Friday, September 23, 2005

starbucks without a buck


If you told me at this time last year that I'd be living off of my current salary, I probably would have thought I'd hit the jackpot, at least where jobs in newspapers are concerned. But today I faced a much different picture. Standing in line at Starbucks, I had $8 in my account and knew I had to find another $40 before monday to pay a vet bill for a cat that's not even mine. I had to let Mr. Goatee buy my frappchino, knowing that he too is strapped for cash. I felt horrible.

I've never been good with money. But I don't feel like I've been superfluously spending cash either. I bought groceries on sunday and have cooked almost every meal at home since then. I've only gone out to eat three times this week, which, compared to my every-meal habits, is a good record for me. Tonight, I'm continuing the trend by cooking meatloaf and then going to the movies with a gift certificate I got for my birthday in July. But is this how life is?

And I can't help but ask myself, how did my mom do it? She doesn't even make twice what I do now and she somehow supported both my sister and I, bought us both vehicles, put us through college and even allowed us to be in $3,000-a-year sororities. If she could budget so much on so little, why can't I live modestly on my income where I don't get knots in my stomach every time a bill comes through, or have to depend on my credit card for gas?

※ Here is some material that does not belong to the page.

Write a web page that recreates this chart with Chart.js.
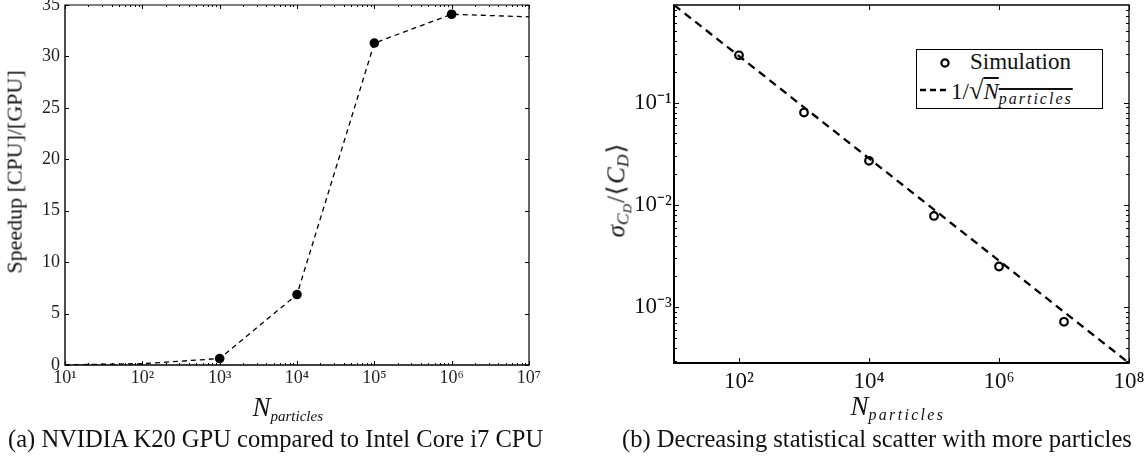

Then, comes the question of living spaces. I'm going to have to figure something else out soon. I love the place where I live, although it's a bit pricier than what I can afford, obviously, and the rent is going up. But, can I afford anything different? Mr. Goatee mentioned living together. I've never wanted to live with a guy before I got married- call me old fashioned- but the idea of living with someone i love while saving a crapload in rent is rather appealing. It's my mother's scream of terror at the idea and the thought that I'd give my grandmother a stroke that is holding me back from going ahead. That, and the fact that I do love my white-picket fence and porch swing. I'm still an old-fashioned girl at heart.